My economic platform prioritizes public health to reopen the economy, and the arts and culture sector is a vital piece of that economy. As these sobering statistics illustrate, creative industry workers have been some of the hardest hit in the pandemic, with the devastating closure of performing arts and live music venues and the drastic curtailing of access to institutions like museums and galleries. Indeed restaurants are a vital part of our culture that is near and dear to me, and this sector also has been gutted.  As such, I am keenly aware of the need to safely reopen our economy and support those sectors that have been hit the hardest. My economic platform includes support for small business, support for local governments (which in turn are vital supporters of the arts and culture sector), and the emergency relief and rebuilding funds that will be vital to rebuilding our economy.

Most artists are small business people and many need support to recover from this devastating pandemic. Many venues are small businesses that will disappear unless they receive assistance to reopen. Local government programs like those we built in Denver when I was Mayor and in Colorado when I served as Governor (such as Create Denver and the Creative District program) provide vital support for creative workers, but funding for these essential programs has been decimated by the pandemic. As Senator, getting creative workers back on their feet will be a priority, and I always will value the job of an artist or other creative just as highly as any other worker.

4. Equity and racial justice are critical conversations in the arts community of Colorado.  What is your position on the changes needed to address systemic racism?  Do you see a role for arts nonprofits, artists, and creative leaders in this work?

The United States has a long history of racism, segregation, and legalized oppression based on skin color. The economic disadvantages associated with race are varied and persist to this day. The arts and culture have a vital role to play in grappling with our history of racism and with the persistence of discrimination in all areas of society. My equity platform is inclusive of the arts and culture when it encourages investments in education, in the social safety net, and in entrepreneurship- artists and the arts and culture have a vital role to play in each of these areas. Additionally, we must recognize the vital role that the government can play in ensuring that our rich and diverse cultural practices are documented, celebrated, and preserved.

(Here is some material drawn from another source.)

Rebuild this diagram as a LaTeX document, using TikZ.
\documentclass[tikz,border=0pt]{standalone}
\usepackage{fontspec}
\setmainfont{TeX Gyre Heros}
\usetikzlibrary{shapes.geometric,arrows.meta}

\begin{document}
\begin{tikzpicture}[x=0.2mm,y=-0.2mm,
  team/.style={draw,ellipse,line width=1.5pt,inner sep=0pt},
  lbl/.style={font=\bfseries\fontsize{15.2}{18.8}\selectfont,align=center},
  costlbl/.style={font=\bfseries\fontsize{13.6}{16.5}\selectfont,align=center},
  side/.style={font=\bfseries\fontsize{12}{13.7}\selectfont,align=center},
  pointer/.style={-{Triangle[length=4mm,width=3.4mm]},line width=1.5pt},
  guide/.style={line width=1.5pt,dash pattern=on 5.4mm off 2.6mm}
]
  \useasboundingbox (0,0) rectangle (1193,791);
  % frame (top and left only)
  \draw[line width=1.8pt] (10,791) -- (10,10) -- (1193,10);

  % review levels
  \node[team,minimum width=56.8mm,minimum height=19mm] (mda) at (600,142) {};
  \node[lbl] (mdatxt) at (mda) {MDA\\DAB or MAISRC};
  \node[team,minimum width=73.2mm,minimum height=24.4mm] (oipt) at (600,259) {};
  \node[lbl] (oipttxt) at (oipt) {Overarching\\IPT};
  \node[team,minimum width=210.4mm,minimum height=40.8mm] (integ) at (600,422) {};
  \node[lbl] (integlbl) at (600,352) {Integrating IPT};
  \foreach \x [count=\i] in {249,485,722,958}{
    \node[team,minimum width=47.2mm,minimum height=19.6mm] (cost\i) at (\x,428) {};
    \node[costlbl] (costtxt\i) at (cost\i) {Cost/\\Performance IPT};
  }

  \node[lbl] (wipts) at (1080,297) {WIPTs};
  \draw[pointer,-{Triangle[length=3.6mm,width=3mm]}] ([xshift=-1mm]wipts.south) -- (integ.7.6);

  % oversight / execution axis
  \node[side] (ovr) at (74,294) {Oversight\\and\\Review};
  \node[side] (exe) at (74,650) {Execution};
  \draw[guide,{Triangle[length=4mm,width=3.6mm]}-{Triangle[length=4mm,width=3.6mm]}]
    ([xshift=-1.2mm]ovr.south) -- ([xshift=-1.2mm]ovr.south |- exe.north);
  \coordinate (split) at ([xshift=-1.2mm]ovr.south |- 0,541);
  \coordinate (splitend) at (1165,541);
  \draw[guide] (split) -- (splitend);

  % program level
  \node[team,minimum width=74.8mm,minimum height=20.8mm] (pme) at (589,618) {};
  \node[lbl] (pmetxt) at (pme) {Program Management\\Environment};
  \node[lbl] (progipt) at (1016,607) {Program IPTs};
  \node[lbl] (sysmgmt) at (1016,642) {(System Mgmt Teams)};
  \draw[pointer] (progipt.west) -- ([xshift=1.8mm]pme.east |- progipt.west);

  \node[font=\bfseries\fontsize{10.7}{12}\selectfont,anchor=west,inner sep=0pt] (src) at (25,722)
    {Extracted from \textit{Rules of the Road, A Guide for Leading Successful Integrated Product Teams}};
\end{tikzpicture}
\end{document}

Addressing systemic racism will take the commitment of all Americans. The incredible outpouring of support for racial justice that we saw this summer is an opportunity to engage in important conversations that will lead to real change at every level. Make no mistake, addressing systemic racism is hard, and it will be one of the hardest challenges we ever face. Artists play a crucial role in facilitating difficult conversations–by their very nature they push us in uncomfortable directions and make visible that which some in society want to remain hidden. I am a firm believer in the words of Dr. Martin Luther King, who told us “the arc of the moral universe is long, but it bends toward justice.” But we can’t bend the arc of history without the commitment and hard work of people from all walks of life, and artists are at the forefront of that work.